Voorwaardelijk opzet

Voorwaardelijk opzet is het meest interessante leerstuk binnen de opzet, omdat er veel over gediscussieerd kan worden. Aan het creëren van deze vorm ging een heleboel jurisprudentie vooraf. Voorwaardelijk opzet kan nu uitgelegd worden als ‘willens en wetens de aanmerkelijke kans aanvaarden dat een gevolg intreedt’. Eén van de vele zaken waarin deze definitie werd gepreciseerd, was de zaak Hoornse taart[2]. In dit arrest kocht een man een taart en voegde er gif aan toe.

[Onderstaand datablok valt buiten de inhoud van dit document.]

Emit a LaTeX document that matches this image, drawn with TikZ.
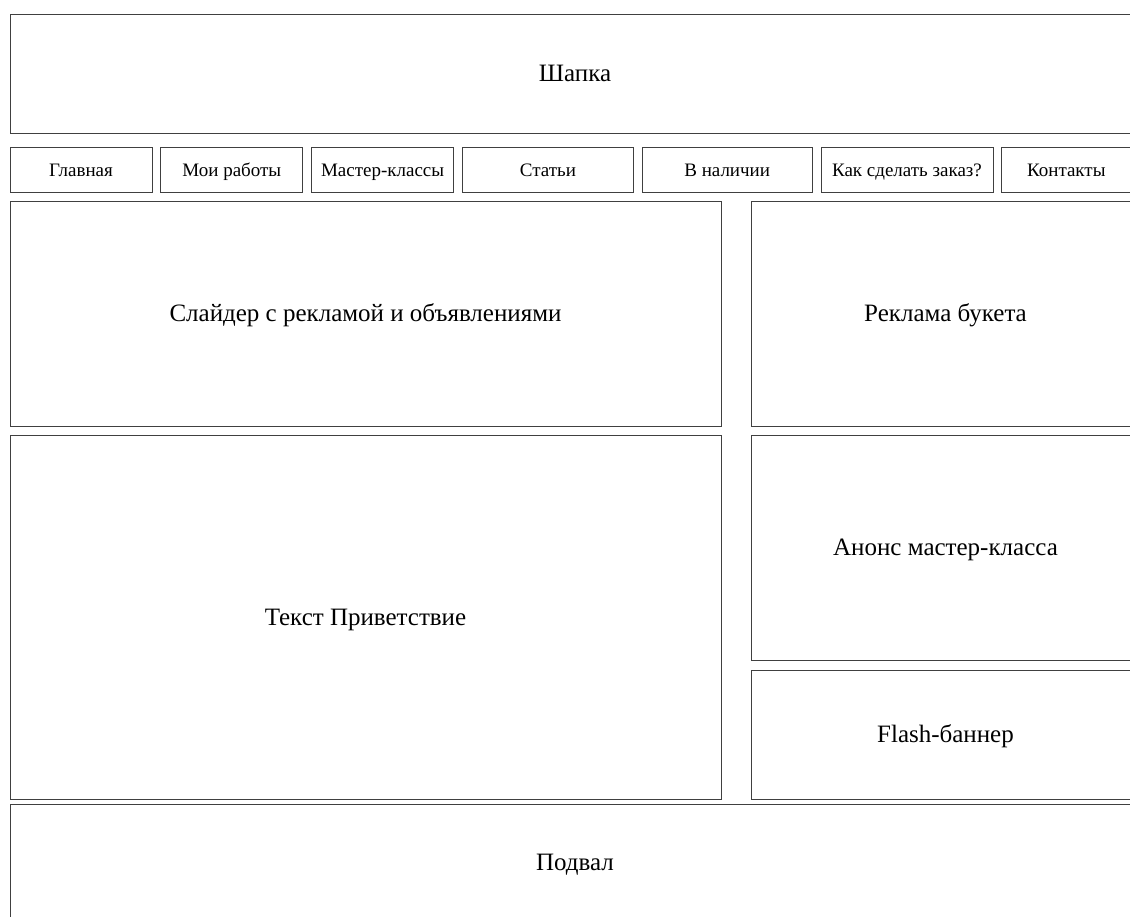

Vervolgens verzond hij de taart naar een andere man wiens vrouw de taart at, met als gevolg het overlijden. De dood van de vrouw was niet het beoogde gevolg, maar de aanmerkelijke kans dat er iemand anders dan de man van de taart zou eten, was aanvaard.

 

Conclusie

Opzet is heel genuanceerd. Er zijn meerdere gradaties die je kan bewijzen. Dat doet ertoe omdat niet bij elk delict hetzelfde afspeelt en de omstandigheden van het geval verschillen. Een andere vorm van opzet bewijzen kan een hogere of een lagere straf met zich mee brengen. Per concreet geval moet er dus gekeken worden welke vorm er het beste bij de specifieke omstandigheden past en dat valt soms nog niet mee.